= Dafydd Jenkins (legal scholar) =

Welsh legal scholar (1911–2012)

Dafydd Arwyn Jenkins (christened David; 1 March 1911 – 5 May 2012) was a Welsh barrister, activist, and legal scholar and historian. He was Professor of Legal History and Welsh Law at the University College of Wales, Aberystwyth (later Aberystwyth University), from 1975 to 1978.

== Life and work ==
Born in London to Welsh parents, William and Elizabeth Jenkins, he was educated at Sidney Sussex College, Cambridge, and called to the bar at Gray's Inn in 1934. A "socialist Anglican, a man of letters, a Welsh-language publisher ... and a nationalist", Jenkins practised as a barrister on the South Wales circuit. In the late 1930s, he campaigned for Welsh to be recognised in courts (as secretary to the National Language Petition); he wrote for the left-wing, Welsh nationalist publication Heddiw from 1936 to 1942, and produced an account of the Tan yn Llyn incident in 1937. He ceased practising as barrister in 1938. A conscientious objector during the Second World War, he farmed in Trawsnant, Ceredigion, and helped to establish farming cooperatives in Wales. He also began teaching about agriculture with the Extra-Mural Department of the University College of Wales, Aberystwyth, where he was appointed to a lectureship in the Law Department in 1965. Ten years later, he was appointed to the chair in legal history and Welsh law, serving until his retirement in 1978 after which he was an emeritus professor.

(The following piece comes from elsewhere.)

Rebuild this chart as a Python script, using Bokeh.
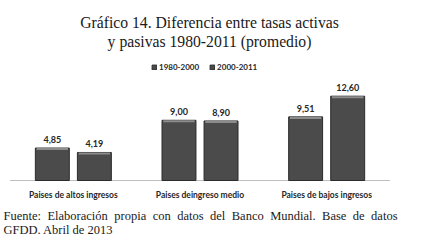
from bokeh.plotting import figure
from bokeh.models import ColumnDataSource, Range1d, FactorRange, Legend, LegendItem, Label
from bokeh.transform import dodge
from bokeh.core.properties import value
from bokeh.embed import file_html
from bokeh.resources import INLINE

categories = ["Paises de altos ingresos", "Paises deingreso medio", "Paises de bajos ingresos"]
series_names = ["1980-2000", "2000-2011"]
v1980_2000 = [4.85, 9.00, 9.51]
v2000_2011 = [4.19, 8.90, 12.60]
title_line1 = "Gráfico 14. Diferencia entre tasas activas"
title_line2 = "y pasivas 1980-2011 (promedio)"
footer_1 = "Fuente: Elaboración propia con datos del Banco Mundial. Base de datos"
footer_2 = "GFDD. Abril de 2013"

W, H = 421, 248

def fmt(v):
    return f"{v:.2f}".replace(".", ",")

src = ColumnDataSource(dict(
    cat=categories,
    a=v1980_2000,
    b=v2000_2011,
    a_lab=[fmt(v) for v in v1980_2000],
    b_lab=[fmt(v) for v in v2000_2011],
    a_bev=[v - 0.3 for v in v1980_2000],
    b_bev=[v - 0.3 for v in v2000_2011],
    zero=[0] * len(categories),
))

x_range = FactorRange(*categories, range_padding=0.162, range_padding_units="absolute")
p = figure(x_range=x_range, y_range=Range1d(-10.16, 26.9), width=W, height=H,
           min_border=0, min_border_left=0, min_border_right=0, min_border_top=0, min_border_bottom=0,
           x_axis_location=None, y_axis_location=None,
           output_backend="svg", toolbar_location=None)
p.outline_line_color = None
p.xgrid.visible = False
p.ygrid.visible = False

shift = -0.0868          # groups sit slightly left of the page centre
off = 0.166
w = 0.268

# baseline (category axis line) spanning the category bands
ends = ColumnDataSource(dict(c0=[categories[0]], c1=[categories[-1]], y=[0]))
p.segment(x0=dodge("c0", -0.5 + shift, range=p.x_range), x1=dodge("c1", 0.5 + shift, range=p.x_range),
          y0="y", y1="y", source=ends, line_color="#bfbfbf", line_width=1)

ra = p.vbar(x=dodge("cat", -off + shift, range=p.x_range), top="a", width=w, source=src,
            fill_color="#4b4b4b", line_color="#2b2b2b", line_width=1)
rb = p.vbar(x=dodge("cat", off + shift, range=p.x_range), top="b", width=w, source=src,
            fill_color="#4b4b4b", line_color="#2b2b2b", line_width=1)
p.vbar(x=dodge("cat", -off + shift, range=p.x_range), top="a", bottom="a_bev", width=w - 0.02,
       source=src, fill_color="#8c8c8c", line_color=None)
p.vbar(x=dodge("cat", off + shift, range=p.x_range), top="b", bottom="b_bev", width=w - 0.02,
       source=src, fill_color="#8c8c8c", line_color=None)

for col, lab, o in (("a", "a_lab", -off), ("b", "b_lab", off)):
    p.text(x=dodge("cat", o + shift, range=p.x_range), y=col, text=lab, source=src,
           text_align="center", text_baseline="bottom", y_offset=-5,
           text_font=value("Lato"), text_font_style="bold", text_font_size="9px",
           text_color="#262626")

# category labels
p.text(x=dodge("cat", shift, range=p.x_range), y="zero", text="cat", source=src,
       text_align="center", text_baseline="middle", y_offset=14,
       text_font=value("Lato"), text_font_style="bold", text_font_size="8.5px",
       text_color="#262626")

legend = Legend(items=[LegendItem(label=series_names[0], renderers=[ra]),
                       LegendItem(label=series_names[1], renderers=[rb])],
                orientation="horizontal", location=(151, 176),
                glyph_width=6, glyph_height=6, label_text_font="Lato",
                label_text_font_style="bold", label_text_font_size="8px",
                label_text_color="#262626", label_standoff=2, spacing=10,
                padding=0, margin=0, border_line_color=None, background_fill_alpha=0)
p.add_layout(legend)

def lab(x, y_top, text, size, align="left"):
    # y_top: pixel row of the baseline measured from the top of the page
    p.add_layout(Label(x=x, y=H - y_top, x_units="screen", y_units="screen", text=text,
                       text_font="Liberation Serif", text_font_size=size,
                       text_align=align, text_baseline="alphabetic", text_color="#1a1a1a"))

# title
lab(209, 22.3, title_line1, "15.7px", align="center")
lab(209, 41, title_line2, "15.7px", align="center")

# footer: first line justified between the page margins (Times metrics, 1/1000 em)
TIMES = {"F": 556, "E": 611, "B": 667, "M": 889, "u": 500, "e": 444, "n": 500, "t": 278,
         "l": 278, "a": 444, "b": 500, "o": 500, "r": 333, "c": 444, "i": 278, "ó": 500,
         "p": 500, "d": 500, "s": 389, ":": 278, ".": 250}
FS = 12.5
left, right = 3.0, 397.0
words = footer_1.split(" ")
widths = [sum(TIMES.get(ch, 500) for ch in wd) * FS / 1000 for wd in words]
gap = (right - left - sum(widths)) / (len(words) - 1)
x = left
for wd, wdt in zip(words, widths):
    lab(x, 215.7, wd, f"{FS}px")
    x += wdt + gap
lab(left, 229.3, footer_2, f"{FS}px")

open("out.html", "w").write(file_html(p, INLINE))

Described by The Independent as "the major authority on the laws of the 10th century Hywel ap Cadell, or Hywel Dda", Jenkins produced a composite of his laws from surviving, later manuscripts. He translated and commented widely upon medieval Welsh legal texts and Welsh-language law books. His entry in the Dictionary of Welsh Biography concludes that Jenkins "remains a significant figure in modern Welsh history, not least because he revealed so much about that history itself".

Jenkins had married Gwyneth Owen in 1942; she died ten years later. Their son, Rhys, is an academic. Jenkins continued to write into his retirement. He died on 5 May 2012 at Blaenpennal and was buried at Joppa.

== Honours and awards ==
In 1946, Jenkins won the Prose Medal of the National Eisteddfod for his history of the Hanes y Nofel Gymraeg. In 1986, he was presented with a festschrift, Lawyers and Laymen: Studies in the History of Law. In 2009, the British Academy awarded Jenkins the Derek Allen Prize for Celtic Studies. He also received a doctor of letters degree (DLitt) from the University of Cambridge, and an honorary doctorate from the University of Würzburg.